Telah ditemukan adanya indikasi penyimpangan proyek senilai lima triliun rupiah sejak masa perencanaan dan pelaksanaan tender kartu tanda penduduk elektronik (e-KTP). Demikian menurut peneliti di Indonesia Corruption Watch (ICW) Tama S. Langkun di Jakarta.

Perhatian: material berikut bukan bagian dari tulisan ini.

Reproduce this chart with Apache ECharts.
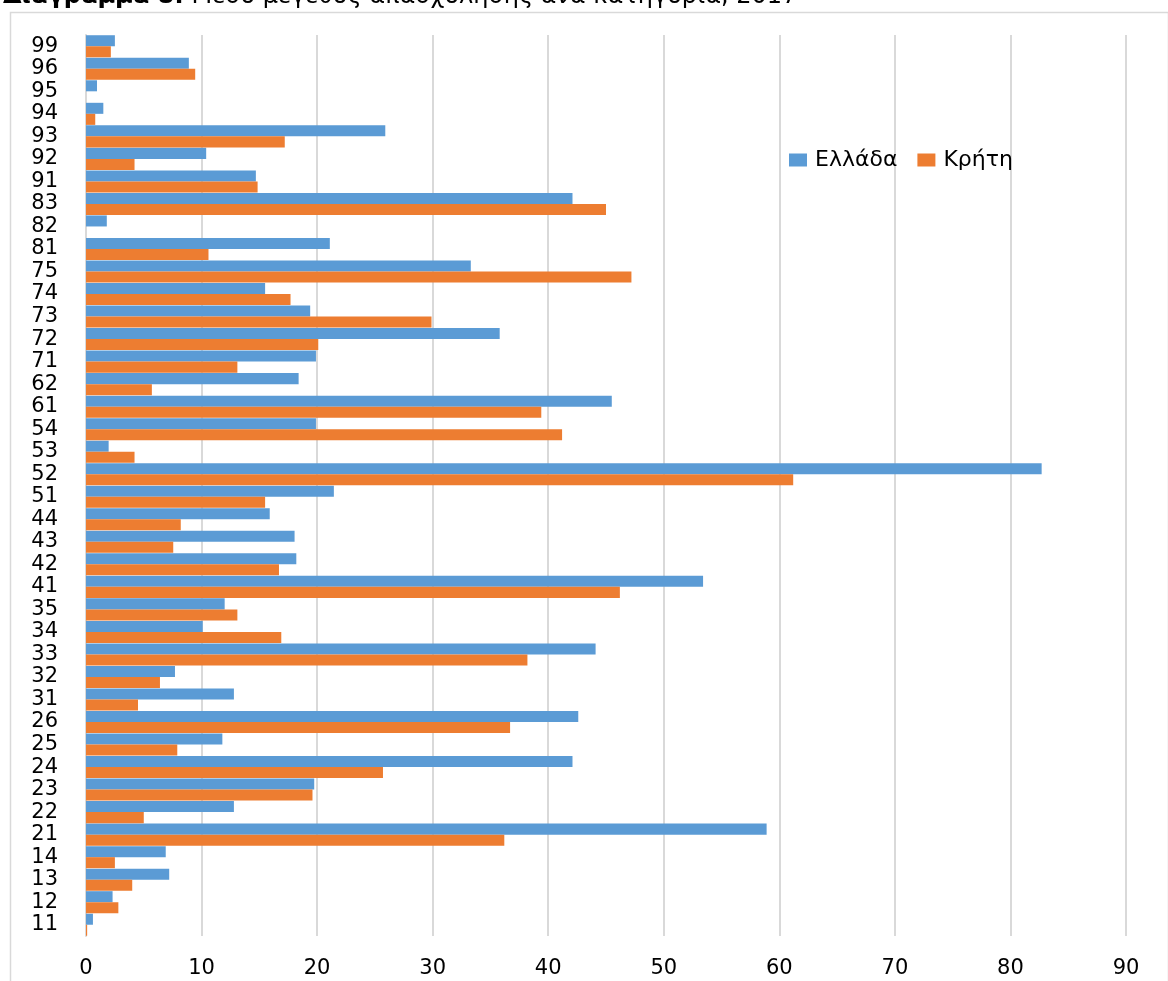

"Misalnya yang kita lihat, ada dugaan pos feeding dalam proyek tersebut. Kita juga melihat ada kejanggalan dalam konteks penandatangan kontrak. Kontrak itu ditandatangani pada tanggal 1 Juli 2011. Sementara tanggal 5 Juli 2011, pihak dari pemerintah, panitia pengadaan masih menerima sanggah banding. Padahal dalam ketentuan Perpres 54 Tahun 2010, sanggah banding menghentikan proses. Saya kira ini sangat bahaya," jelas Tama.
Untuk itu, Tama mendesak agar proyek pembuatan e-KTP dihentikan sementara waktu. Penghentian sementara tersebut, kata Tama, dimaksudkan agar Menteri Dalam Negeri Gamawan Fauzi dapat melakukan evaluasi ulang terhadap pelaksanaan e-KTP.
"Kalau memang terjadi pelanggaran, terjadi kesalahan, tidak salahnya dihentikan sementara. Dalam penghentian sementara tersebut ada evaluasi, ada perbaikan-perbaikan dilakukan sehingga uang keluar dari APBN atau dari negara ini tepat sasaran," tambah Tama.
Menurut ICW, yang paling penting sekarang ini adalah perampungan Nomor Induk Kependudukan. Menurut organisasi tersebut, penuntasan NIP lebih penting daripada proyek e-KTP. ICW juga meminta agar Badan Pemeriksa Keuangan dan Pembangunan (BPKP) segera menyelesaikan perhitungan kerugian akibat korupsi proyek uji petik e-KTP.
Menteri Dalam Negeri Gamawan Fauzi membantah jika dikatakan proyek e-KTP tersebut gagal. "Jangan buru-buru dinyatakan gagal," ujarnya. "Akhir 2012, kita uji karena ini sudah dievaluasi oleh PPKP. Akan kita sempurnakan dengan memasukkan 15 kementerian untuk menyempurnakan teknisnya. Mereka para doktor IT dari Amerika, dari ITB, dari BPPT dari macam-macam."
Proyek e-KTP semula ditunjukan untuk menghindari penggandaan identitas diri. Tapi, dalam perjalanannya proyek dengan target 170 juta penduduk memiliki e-KTP ini, terlilit berbagai masalah. Kejaksaan Agung sejauh ini telah menetapkan empat orang tersangka kasus dugaan korupsi saat proses uji petik e-KTP berlangsung. Sebuah perusahaan pengadaan alat e-KTP juga melakukan tuntutan ke Komisi Pengawas Persaingan Usaha karena menilai ada penyimpangan dalam tender pengadaan alat e-KTP.